[Recorded data]
+---+

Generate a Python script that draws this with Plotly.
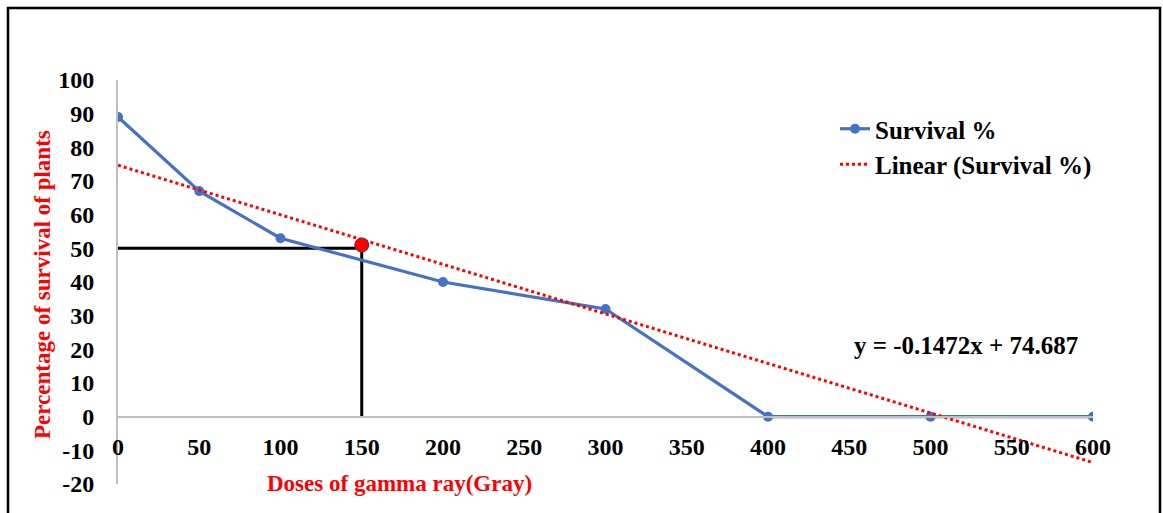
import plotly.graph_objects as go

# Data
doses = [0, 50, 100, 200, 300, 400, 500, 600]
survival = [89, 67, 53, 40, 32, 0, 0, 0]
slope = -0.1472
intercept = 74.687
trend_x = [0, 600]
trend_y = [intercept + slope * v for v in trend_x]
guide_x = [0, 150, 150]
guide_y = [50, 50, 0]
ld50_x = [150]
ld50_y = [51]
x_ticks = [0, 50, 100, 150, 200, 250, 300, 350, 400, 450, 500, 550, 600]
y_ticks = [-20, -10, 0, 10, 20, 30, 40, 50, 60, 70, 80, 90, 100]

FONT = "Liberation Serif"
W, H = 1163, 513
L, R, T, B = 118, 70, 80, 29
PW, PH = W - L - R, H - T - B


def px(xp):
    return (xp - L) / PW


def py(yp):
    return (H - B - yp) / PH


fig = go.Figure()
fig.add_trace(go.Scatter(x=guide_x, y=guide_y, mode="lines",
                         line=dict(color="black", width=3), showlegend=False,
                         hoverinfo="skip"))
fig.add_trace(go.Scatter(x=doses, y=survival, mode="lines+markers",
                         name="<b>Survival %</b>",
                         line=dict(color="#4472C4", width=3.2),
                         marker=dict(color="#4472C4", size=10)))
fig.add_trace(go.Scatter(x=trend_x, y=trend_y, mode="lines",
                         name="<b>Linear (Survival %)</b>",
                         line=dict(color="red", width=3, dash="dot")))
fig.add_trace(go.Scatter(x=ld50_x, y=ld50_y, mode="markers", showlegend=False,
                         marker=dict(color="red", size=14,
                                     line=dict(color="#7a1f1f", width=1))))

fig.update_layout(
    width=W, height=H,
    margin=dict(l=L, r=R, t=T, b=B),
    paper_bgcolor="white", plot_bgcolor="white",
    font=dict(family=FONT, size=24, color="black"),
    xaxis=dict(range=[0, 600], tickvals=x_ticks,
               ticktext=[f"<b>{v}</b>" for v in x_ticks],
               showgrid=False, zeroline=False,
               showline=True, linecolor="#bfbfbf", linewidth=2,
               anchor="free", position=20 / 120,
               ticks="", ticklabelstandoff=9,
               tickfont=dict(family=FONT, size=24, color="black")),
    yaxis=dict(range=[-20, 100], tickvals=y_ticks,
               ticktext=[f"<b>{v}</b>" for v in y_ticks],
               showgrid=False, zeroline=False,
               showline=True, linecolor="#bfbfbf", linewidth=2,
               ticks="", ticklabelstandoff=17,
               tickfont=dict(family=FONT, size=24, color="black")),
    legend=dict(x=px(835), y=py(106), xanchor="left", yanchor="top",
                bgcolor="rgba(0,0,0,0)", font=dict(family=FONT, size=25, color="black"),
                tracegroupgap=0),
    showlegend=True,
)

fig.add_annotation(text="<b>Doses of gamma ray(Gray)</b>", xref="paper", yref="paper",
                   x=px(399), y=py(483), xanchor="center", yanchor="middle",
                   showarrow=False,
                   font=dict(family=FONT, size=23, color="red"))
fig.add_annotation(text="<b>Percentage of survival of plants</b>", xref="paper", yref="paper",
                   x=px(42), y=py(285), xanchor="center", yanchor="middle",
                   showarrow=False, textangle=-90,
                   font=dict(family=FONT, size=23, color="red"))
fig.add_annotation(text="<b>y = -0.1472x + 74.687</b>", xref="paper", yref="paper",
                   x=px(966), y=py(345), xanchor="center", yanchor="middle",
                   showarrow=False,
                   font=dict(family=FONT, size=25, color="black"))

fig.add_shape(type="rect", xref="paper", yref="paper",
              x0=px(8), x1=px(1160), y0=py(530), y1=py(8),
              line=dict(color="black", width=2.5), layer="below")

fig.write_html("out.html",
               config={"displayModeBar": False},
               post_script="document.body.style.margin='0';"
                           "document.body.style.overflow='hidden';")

+---+

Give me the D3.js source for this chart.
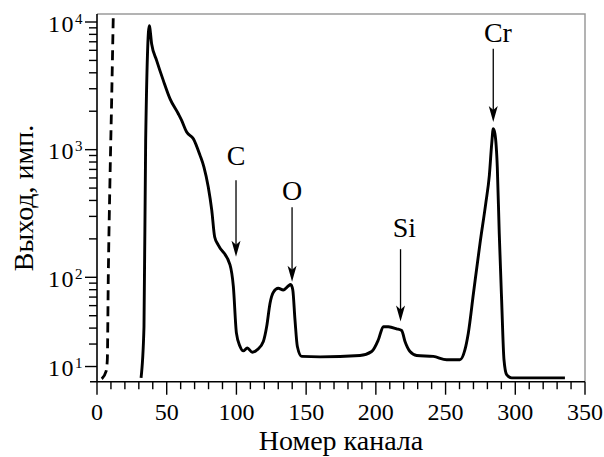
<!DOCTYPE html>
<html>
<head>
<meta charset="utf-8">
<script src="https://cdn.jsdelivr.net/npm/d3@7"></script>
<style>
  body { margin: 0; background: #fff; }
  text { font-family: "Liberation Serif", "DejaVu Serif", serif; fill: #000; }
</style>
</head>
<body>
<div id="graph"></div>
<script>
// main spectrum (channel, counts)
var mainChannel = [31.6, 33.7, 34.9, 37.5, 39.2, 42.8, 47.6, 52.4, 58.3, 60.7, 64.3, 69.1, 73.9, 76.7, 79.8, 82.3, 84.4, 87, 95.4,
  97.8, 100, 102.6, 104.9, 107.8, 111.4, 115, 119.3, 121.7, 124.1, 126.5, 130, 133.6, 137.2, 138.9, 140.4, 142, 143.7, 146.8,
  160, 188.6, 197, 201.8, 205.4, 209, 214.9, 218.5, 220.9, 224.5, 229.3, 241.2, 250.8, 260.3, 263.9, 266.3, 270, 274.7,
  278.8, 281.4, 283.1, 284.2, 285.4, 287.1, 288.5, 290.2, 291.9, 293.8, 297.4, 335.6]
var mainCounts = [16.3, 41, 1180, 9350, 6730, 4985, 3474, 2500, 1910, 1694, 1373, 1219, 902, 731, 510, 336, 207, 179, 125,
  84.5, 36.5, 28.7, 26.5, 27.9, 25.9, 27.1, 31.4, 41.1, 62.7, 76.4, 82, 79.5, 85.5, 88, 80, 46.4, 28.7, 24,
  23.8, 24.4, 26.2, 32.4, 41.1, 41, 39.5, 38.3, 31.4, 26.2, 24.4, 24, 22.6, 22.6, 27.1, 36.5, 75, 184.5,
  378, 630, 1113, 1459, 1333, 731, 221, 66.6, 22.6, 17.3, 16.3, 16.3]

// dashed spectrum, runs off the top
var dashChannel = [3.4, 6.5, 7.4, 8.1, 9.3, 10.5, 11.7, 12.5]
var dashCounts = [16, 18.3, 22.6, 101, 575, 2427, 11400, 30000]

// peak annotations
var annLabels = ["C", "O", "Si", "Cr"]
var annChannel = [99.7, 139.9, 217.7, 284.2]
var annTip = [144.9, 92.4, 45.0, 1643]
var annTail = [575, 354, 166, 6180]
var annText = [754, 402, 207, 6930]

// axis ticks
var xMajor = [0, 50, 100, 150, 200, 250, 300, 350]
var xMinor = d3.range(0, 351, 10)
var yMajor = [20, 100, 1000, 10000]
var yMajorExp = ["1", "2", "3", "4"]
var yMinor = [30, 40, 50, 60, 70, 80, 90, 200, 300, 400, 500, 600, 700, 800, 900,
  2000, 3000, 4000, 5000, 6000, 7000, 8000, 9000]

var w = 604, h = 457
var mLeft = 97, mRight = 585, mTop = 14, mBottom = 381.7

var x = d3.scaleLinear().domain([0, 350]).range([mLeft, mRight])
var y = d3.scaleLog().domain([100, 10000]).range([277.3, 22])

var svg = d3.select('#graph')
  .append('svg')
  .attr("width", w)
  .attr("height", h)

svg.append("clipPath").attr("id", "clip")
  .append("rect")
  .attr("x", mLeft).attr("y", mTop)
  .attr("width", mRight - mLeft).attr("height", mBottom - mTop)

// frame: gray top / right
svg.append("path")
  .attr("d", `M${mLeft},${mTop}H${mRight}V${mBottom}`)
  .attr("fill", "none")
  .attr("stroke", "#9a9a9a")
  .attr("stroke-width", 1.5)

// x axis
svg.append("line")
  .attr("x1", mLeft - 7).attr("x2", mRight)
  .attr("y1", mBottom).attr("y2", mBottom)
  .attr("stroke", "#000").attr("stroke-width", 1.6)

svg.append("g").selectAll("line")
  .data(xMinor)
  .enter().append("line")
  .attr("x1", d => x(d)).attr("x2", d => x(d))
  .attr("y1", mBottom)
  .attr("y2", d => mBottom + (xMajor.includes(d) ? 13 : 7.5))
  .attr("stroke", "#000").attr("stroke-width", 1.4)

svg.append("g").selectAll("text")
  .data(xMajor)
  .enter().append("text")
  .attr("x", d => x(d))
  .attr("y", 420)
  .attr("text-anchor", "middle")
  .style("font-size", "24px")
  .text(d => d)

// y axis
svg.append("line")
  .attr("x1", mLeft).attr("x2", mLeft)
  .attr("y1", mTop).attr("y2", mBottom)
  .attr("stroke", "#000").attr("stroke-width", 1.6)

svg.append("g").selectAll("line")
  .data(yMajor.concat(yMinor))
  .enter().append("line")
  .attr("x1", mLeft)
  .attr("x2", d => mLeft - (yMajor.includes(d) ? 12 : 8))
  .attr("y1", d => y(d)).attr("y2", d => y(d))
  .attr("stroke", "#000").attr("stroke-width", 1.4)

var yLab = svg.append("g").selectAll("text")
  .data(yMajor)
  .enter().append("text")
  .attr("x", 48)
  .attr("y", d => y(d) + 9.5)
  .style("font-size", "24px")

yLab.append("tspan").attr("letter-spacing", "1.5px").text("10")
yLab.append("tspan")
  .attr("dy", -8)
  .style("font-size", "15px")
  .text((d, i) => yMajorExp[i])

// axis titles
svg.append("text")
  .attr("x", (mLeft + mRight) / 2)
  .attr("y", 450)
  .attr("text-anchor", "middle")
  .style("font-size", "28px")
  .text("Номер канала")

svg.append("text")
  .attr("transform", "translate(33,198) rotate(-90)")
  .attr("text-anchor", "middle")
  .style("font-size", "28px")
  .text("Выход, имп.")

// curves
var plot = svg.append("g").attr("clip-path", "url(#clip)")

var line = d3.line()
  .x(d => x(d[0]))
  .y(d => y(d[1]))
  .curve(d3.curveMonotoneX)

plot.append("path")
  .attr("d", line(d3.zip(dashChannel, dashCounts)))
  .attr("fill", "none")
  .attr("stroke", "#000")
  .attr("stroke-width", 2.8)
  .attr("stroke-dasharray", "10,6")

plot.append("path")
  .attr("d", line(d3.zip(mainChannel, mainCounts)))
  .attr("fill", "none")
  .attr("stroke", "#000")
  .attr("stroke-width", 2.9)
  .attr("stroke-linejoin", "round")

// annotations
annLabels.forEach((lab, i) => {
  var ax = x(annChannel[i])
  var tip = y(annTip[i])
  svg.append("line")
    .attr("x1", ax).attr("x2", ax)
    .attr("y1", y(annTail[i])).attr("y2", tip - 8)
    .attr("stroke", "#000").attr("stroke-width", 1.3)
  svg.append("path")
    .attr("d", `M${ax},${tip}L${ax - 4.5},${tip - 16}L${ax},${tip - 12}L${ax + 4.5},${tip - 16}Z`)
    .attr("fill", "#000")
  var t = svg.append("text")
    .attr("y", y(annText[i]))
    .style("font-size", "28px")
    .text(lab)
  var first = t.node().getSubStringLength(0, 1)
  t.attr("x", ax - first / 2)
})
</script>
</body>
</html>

+---+

• Written task: Nothing but the lines from the one containing "Give me the D3.js source for this chart." through the one containing "var dashCounts = [16, 18.3, 22.6, 101, 575, 2427, 11400, 30000]" should appear in your copy, exactly as written and without pictures.

• Reply:
Give me the D3.js source for this chart.
<!DOCTYPE html>
<html>
<head>
<meta charset="utf-8">
<script src="https://cdn.jsdelivr.net/npm/d3@7"></script>
<style>
  body { margin: 0; background: #fff; }
  text { font-family: "Liberation Serif", "DejaVu Serif", serif; fill: #000; }
</style>
</head>
<body>
<div id="graph"></div>
<script>
// main spectrum (channel, counts)
var mainChannel = [31.6, 33.7, 34.9, 37.5, 39.2, 42.8, 47.6, 52.4, 58.3, 60.7, 64.3, 69.1, 73.9, 76.7, 79.8, 82.3, 84.4, 87, 95.4,
  97.8, 100, 102.6, 104.9, 107.8, 111.4, 115, 119.3, 121.7, 124.1, 126.5, 130, 133.6, 137.2, 138.9, 140.4, 142, 143.7, 146.8,
  160, 188.6, 197, 201.8, 205.4, 209, 214.9, 218.5, 220.9, 224.5, 229.3, 241.2, 250.8, 260.3, 263.9, 266.3, 270, 274.7,
  278.8, 281.4, 283.1, 284.2, 285.4, 287.1, 288.5, 290.2, 291.9, 293.8, 297.4, 335.6]
var mainCounts = [16.3, 41, 1180, 9350, 6730, 4985, 3474, 2500, 1910, 1694, 1373, 1219, 902, 731, 510, 336, 207, 179, 125,
  84.5, 36.5, 28.7, 26.5, 27.9, 25.9, 27.1, 31.4, 41.1, 62.7, 76.4, 82, 79.5, 85.5, 88, 80, 46.4, 28.7, 24,
  23.8, 24.4, 26.2, 32.4, 41.1, 41, 39.5, 38.3, 31.4, 26.2, 24.4, 24, 22.6, 22.6, 27.1, 36.5, 75, 184.5,
  378, 630, 1113, 1459, 1333, 731, 221, 66.6, 22.6, 17.3, 16.3, 16.3]

// dashed spectrum, runs off the top
var dashChannel = [3.4, 6.5, 7.4, 8.1, 9.3, 10.5, 11.7, 12.5]
var dashCounts = [16, 18.3, 22.6, 101, 575, 2427, 11400, 30000]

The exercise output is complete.